Exercise description: Starting at the first line of the listing below, retype each line up to and including the one that contains "plt.rcParams['axes.unicode_minus'] = False". Leave pictures out.

Data extract:

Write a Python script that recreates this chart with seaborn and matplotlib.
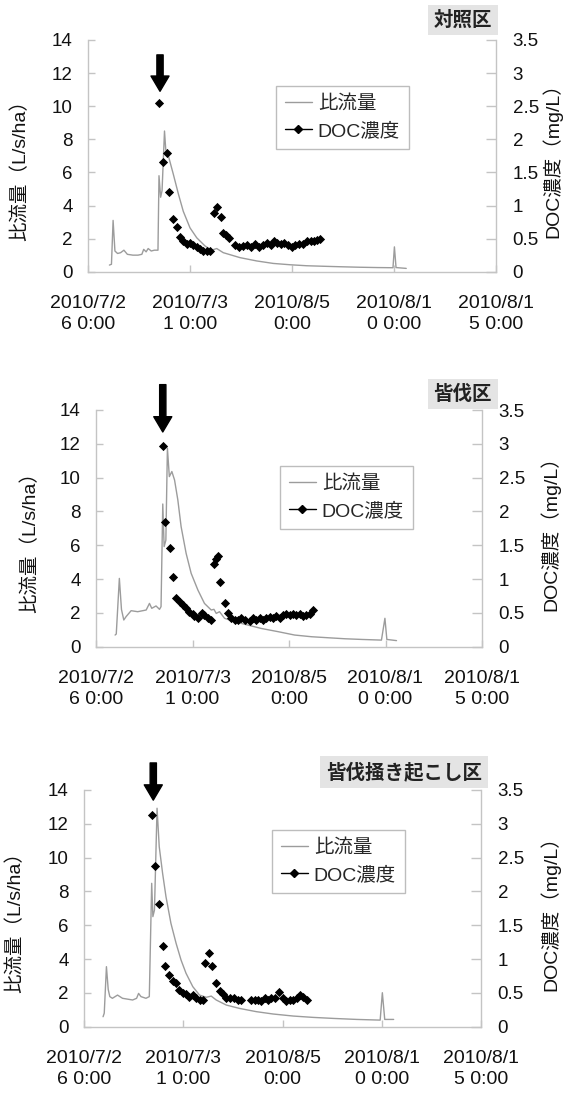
import numpy as np
import pandas as pd
import seaborn as sns
import matplotlib
matplotlib.use("Agg")
import matplotlib.pyplot as plt
from matplotlib.lines import Line2D

sns.set_theme(style="white")
plt.rcParams['font.family'] = ['Liberation Sans', 'Noto Sans CJK JP']
plt.rcParams['axes.unicode_minus'] = False

# ---------------- shared axis texts ----------------
x_tick_days = [0, 5, 10, 15, 20]          # days since 2010/7/26 0:00
x_tick_labels = ["2010/7/2\n6 0:00", "2010/7/3\n1 0:00", "2010/8/5\n0:00",
                 "2010/8/1\n0 0:00", "2010/8/1\n5 0:00"]
flow_ticks = [0, 2, 4, 6, 8, 10, 12, 14]
doc_ticks = [0, 0.5, 1, 1.5, 2, 2.5, 3, 3.5]
doc_tick_labels = ["0", "0.5", "1", "1.5", "2", "2.5", "3", "3.5"]
flow_label = "比流量（L/s/ha）"
doc_label = "DOC濃度（mg/L）"
legend_labels = ["比流量", "DOC濃度"]
titles = ["対照区", "皆伐区", "皆伐掻き起こし区"]

# ---------------- panel 1: 対照区 ----------------
ctrl_flow_day = [1.05, 1.15, 1.23, 1.32, 1.45, 1.60, 1.76, 1.93, 2.20, 2.45,
                 2.64, 2.73, 2.85, 2.95, 3.10, 3.25, 3.43, 3.48, 3.56, 3.63,
                 3.75, 3.81, 3.94, 4.18, 4.43, 4.67, 5.00, 5.33, 5.74, 6.06,
                 6.31, 6.63, 7.45, 8.27, 9.08, 9.90, 10.72, 11.50, 12.35, 13.30,
                 14.20, 14.95, 15.02, 15.10, 15.60]
ctrl_flow = [0.40, 0.45, 3.10, 1.25, 1.10, 1.15, 1.30, 1.05, 1.00, 1.00,
             1.05, 1.35, 1.20, 1.40, 1.25, 1.30, 1.30, 5.80, 4.50, 4.90,
             8.50, 7.40, 7.00, 5.90, 4.70, 3.65, 2.65, 2.05, 1.55, 1.30,
             1.40, 1.15, 0.85, 0.65, 0.50, 0.42, 0.36, 0.33, 0.30, 0.27,
             0.25, 0.24, 1.50, 0.25, 0.20]
ctrl_doc_day = [3.50, 3.69, 3.89, 3.99, 4.18, 4.35, 4.51, 4.67, 4.84, 5.00,
                5.16, 5.33, 5.49, 5.65, 5.82, 5.98, 6.18, 6.34, 6.50, 6.63,
                6.76, 6.90, 7.21, 7.42, 7.62, 7.81, 7.97, 8.19, 8.37, 8.56,
                8.76, 8.96, 9.12, 9.28, 9.44, 9.61, 9.80, 10.00, 10.16, 10.36,
                10.56, 10.72, 10.92, 11.08, 11.24, 11.37]
ctrl_doc = [2.55, 1.65, 1.80, 1.20, 0.80, 0.68, 0.52, 0.46, 0.42, 0.44,
            0.40, 0.38, 0.34, 0.32, 0.32, 0.32, 0.89, 0.98, 0.82, 0.58,
            0.55, 0.51, 0.40, 0.38, 0.39, 0.41, 0.38, 0.42, 0.38, 0.40,
            0.43, 0.41, 0.46, 0.43, 0.42, 0.43, 0.41, 0.38, 0.40, 0.42,
            0.42, 0.46, 0.46, 0.47, 0.48, 0.49]

# ---------------- panel 2: 皆伐区 ----------------
cc_flow_day = [0.99, 1.05, 1.21, 1.32, 1.44, 1.56, 1.82, 2.16, 2.60, 2.77,
               2.89, 3.11, 3.29, 3.37, 3.46, 3.53, 3.62, 3.70, 3.80, 3.93,
               4.07, 4.24, 4.41, 4.67, 4.93, 5.28, 5.62, 5.97, 6.11, 6.23,
               6.40, 6.66, 7.18, 7.87, 8.56, 9.43, 10.29, 11.16, 12.02, 12.89,
               13.75, 14.79, 14.97, 15.07, 15.57]
cc_flow = [0.69, 0.75, 4.04, 2.20, 1.58, 1.78, 2.13, 2.07, 2.17, 2.56,
           2.27, 2.41, 2.21, 2.37, 8.44, 5.92, 6.30, 11.74, 10.06, 10.36,
           9.86, 8.68, 7.10, 5.52, 4.34, 3.35, 2.56, 2.17, 2.21, 1.97,
           2.07, 1.68, 1.48, 1.28, 1.08, 0.89, 0.69, 0.59, 0.53, 0.47,
           0.43, 0.39, 1.68, 0.43, 0.36]
cc_doc_day = [3.46, 3.60, 3.86, 4.00, 4.15, 4.33, 4.50, 4.67, 4.84, 5.02,
              5.10, 5.31, 5.48, 5.62, 5.80, 5.97, 6.10, 6.22, 6.33, 6.45,
              6.66, 6.83, 7.01, 7.18, 7.35, 7.53, 7.70, 7.96, 8.13, 8.30,
              8.48, 8.65, 8.82, 9.00, 9.17, 9.34, 9.52, 9.69, 9.86, 10.03,
              10.21, 10.38, 10.55, 10.73, 10.90, 11.07, 11.25]
cc_doc = [2.97, 1.85, 1.46, 1.03, 0.72, 0.66, 0.62, 0.57, 0.52, 0.49,
          0.45, 0.42, 0.50, 0.47, 0.43, 0.39, 1.22, 1.29, 1.34, 0.95,
          0.65, 0.50, 0.43, 0.40, 0.39, 0.43, 0.39, 0.38, 0.42, 0.40,
          0.42, 0.39, 0.43, 0.44, 0.42, 0.45, 0.43, 0.47, 0.49, 0.47,
          0.48, 0.47, 0.49, 0.45, 0.47, 0.49, 0.54]

# ---------------- panel 3: 皆伐掻き起こし区 ----------------
sc_flow_day = [0.96, 1.02, 1.13, 1.22, 1.30, 1.43, 1.69, 1.94, 2.45, 2.65,
               2.75, 2.87, 3.12, 3.29, 3.41, 3.47, 3.55, 3.68, 3.79, 3.96,
               4.13, 4.38, 4.64, 4.89, 5.14, 5.48, 5.82, 6.16, 6.41, 6.66,
               7.17, 7.84, 8.68, 9.53, 10.54, 11.55, 12.56, 13.74, 14.92, 15.03,
               15.15, 15.60]
sc_flow = [0.59, 0.80, 3.55, 2.20, 1.78, 1.68, 1.87, 1.68, 1.58, 1.68,
           1.97, 1.78, 1.68, 1.78, 8.48, 6.51, 6.90, 12.92, 10.65, 9.07,
           7.69, 6.11, 4.93, 3.94, 3.16, 2.37, 1.87, 1.74, 1.81, 1.58,
           1.28, 1.08, 0.89, 0.75, 0.63, 0.55, 0.49, 0.43, 0.39, 2.01,
           0.43, 0.43]
sc_doc_day = [3.41, 3.59, 3.79, 3.96, 4.10, 4.30, 4.47, 4.64, 4.81, 4.97,
              5.14, 5.31, 5.48, 5.65, 5.82, 5.99, 6.12, 6.29, 6.46, 6.66,
              6.83, 7.00, 7.17, 7.34, 7.54, 7.76, 7.93, 8.43, 8.60, 8.77,
              8.94, 9.11, 9.27, 9.44, 9.61, 9.83, 10.00, 10.20, 10.37, 10.54,
              10.71, 10.88, 11.05, 11.21]
sc_doc = [3.13, 2.38, 1.82, 1.19, 0.90, 0.76, 0.67, 0.64, 0.54, 0.50,
          0.49, 0.44, 0.47, 0.42, 0.40, 0.40, 0.94, 1.09, 0.90, 0.65,
          0.53, 0.48, 0.43, 0.42, 0.42, 0.40, 0.39, 0.40, 0.39, 0.39,
          0.38, 0.42, 0.39, 0.42, 0.43, 0.51, 0.42, 0.38, 0.40, 0.39,
          0.42, 0.47, 0.44, 0.40]

# arrow (day, tip value, tail value) on the flow axis
arrows = [(3.53, 10.9, 13.1), (3.46, 12.7, 15.5), (3.49, 13.4, 15.6)]

W, H = 563, 1095
fig = plt.figure(figsize=(W / 100, H / 100), dpi=100)

# axes boxes in pixels: left, right, top, bottom
boxes = [(88, 496, 40, 271.7), (96, 482, 410, 646.7), (84, 481, 790, 1026.7)]
legend_anchor = [(276, 86), (280, 466), (272, 830)]
title_pos = [(492, 20), (492, 394), (482, 772)]
ylab_left_x = [29, 39, 24]      # right edge of rotated left label (px)
ylab_right_x = [542, 540, 540]  # left edge of rotated right label (px)

panels = [
    (ctrl_flow_day, ctrl_flow, ctrl_doc_day, ctrl_doc),
    (cc_flow_day, cc_flow, cc_doc_day, cc_doc),
    (sc_flow_day, sc_flow, sc_doc_day, sc_doc),
]

FLOW_C = "#9c9c9c"
SPINE_C = "#c4c4c4"

for i, (fd, fv, dd, dv) in enumerate(panels):
    l, r, t, b = boxes[i]
    ax = fig.add_axes([l / W, 1 - b / H, (r - l) / W, (b - t) / H])
    flow_df = pd.DataFrame({"day": fd, "flow": fv})
    doc_df = pd.DataFrame({"day": dd, "doc": dv})

    sns.lineplot(data=flow_df, x="day", y="flow", ax=ax, color=FLOW_C,
                 linewidth=1.0, estimator=None, sort=False, legend=False)
    ax.set_xlim(0, 20)
    ax.set_ylim(0, 14)
    ax.set_xticks(x_tick_days)
    ax.set_xticklabels(x_tick_labels, linespacing=1.3)
    ax.set_yticks(flow_ticks)
    ax.set_yticklabels([str(v) for v in flow_ticks])
    ax.tick_params(axis="y", left=True, direction="in", length=5, width=1,
                   color=SPINE_C, pad=11, labelsize=13.5, labelcolor="#111111")
    ax.tick_params(axis="x", bottom=True, direction="in", length=5, width=1,
                   color=SPINE_C, pad=17, labelsize=14, labelcolor="#111111")
    ax.set_xlabel("")
    ax.set_ylabel(flow_label, fontsize=14, color="#111111")
    ax.yaxis.set_label_coords((ylab_left_x[i] - l) / (r - l), 0.46)
    for s in ["top", "right"]:
        ax.spines[s].set_visible(False)
    for s in ["left", "bottom"]:
        ax.spines[s].set_color(SPINE_C)
        ax.spines[s].set_linewidth(1.0)

    ax2 = ax.twinx()
    sns.scatterplot(data=doc_df, x="day", y="doc", ax=ax2, marker="D",
                    color="black", s=22, linewidth=0, legend=False, zorder=3)
    ax2.set_ylim(0, 3.5)
    ax2.set_yticks(doc_ticks)
    ax2.set_yticklabels(doc_tick_labels)
    ax2.tick_params(axis="y", right=True, direction="in", length=7, width=1,
                    color=SPINE_C, pad=12, labelsize=13.5, labelcolor="#111111")
    ax2.set_ylabel(doc_label, fontsize=14, color="#111111", rotation=90)
    ax2.yaxis.set_label_coords((ylab_right_x[i] - l) / (r - l), 0.5)
    for s in ["top", "left", "bottom"]:
        ax2.spines[s].set_visible(False)
    ax2.spines["right"].set_color(SPINE_C)
    ax2.spines["right"].set_linewidth(1.0)
    ax2.set_xlim(0, 20)

    # arrow marking the event
    day, tip, tail = arrows[i]
    ax.annotate("", xy=(day, tip), xytext=(day, tail),
                arrowprops=dict(facecolor="black", edgecolor="black",
                                width=4.5, headwidth=13, headlength=11,
                                shrink=0),
                annotation_clip=False, zorder=5)

    # legend
    handles = [Line2D([], [], color=FLOW_C, lw=1.0),
               Line2D([], [], color="black", lw=1.0, marker="D",
                      markersize=4)]
    lx, ly = legend_anchor[i]
    leg = ax2.legend(handles, legend_labels, loc="upper left",
                     bbox_to_anchor=(lx / W, 1 - ly / H),
                     bbox_transform=fig.transFigure, fontsize=14,
                     frameon=True, fancybox=False, framealpha=1,
                     edgecolor="#bdbdbd", handlelength=1.4,
                     handletextpad=0.3, borderpad=0.45, labelspacing=0.5,
                     borderaxespad=0)
    leg.get_frame().set_linewidth(1.0)

    # panel title tag
    tx, ty = title_pos[i]
    fig.text(tx / W, 1 - ty / H, titles[i], ha="right", va="center",
             fontsize=14, fontweight="bold", color="#222222",
             bbox=dict(facecolor="#e4e4e4", edgecolor="none",
                       boxstyle="square,pad=0.3"))

fig.savefig("out.png", dpi=100)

Solved exercise:
Write a Python script that recreates this chart with seaborn and matplotlib.
import numpy as np
import pandas as pd
import seaborn as sns
import matplotlib
matplotlib.use("Agg")
import matplotlib.pyplot as plt
from matplotlib.lines import Line2D

sns.set_theme(style="white")
plt.rcParams['font.family'] = ['Liberation Sans', 'Noto Sans CJK JP']
plt.rcParams['axes.unicode_minus'] = False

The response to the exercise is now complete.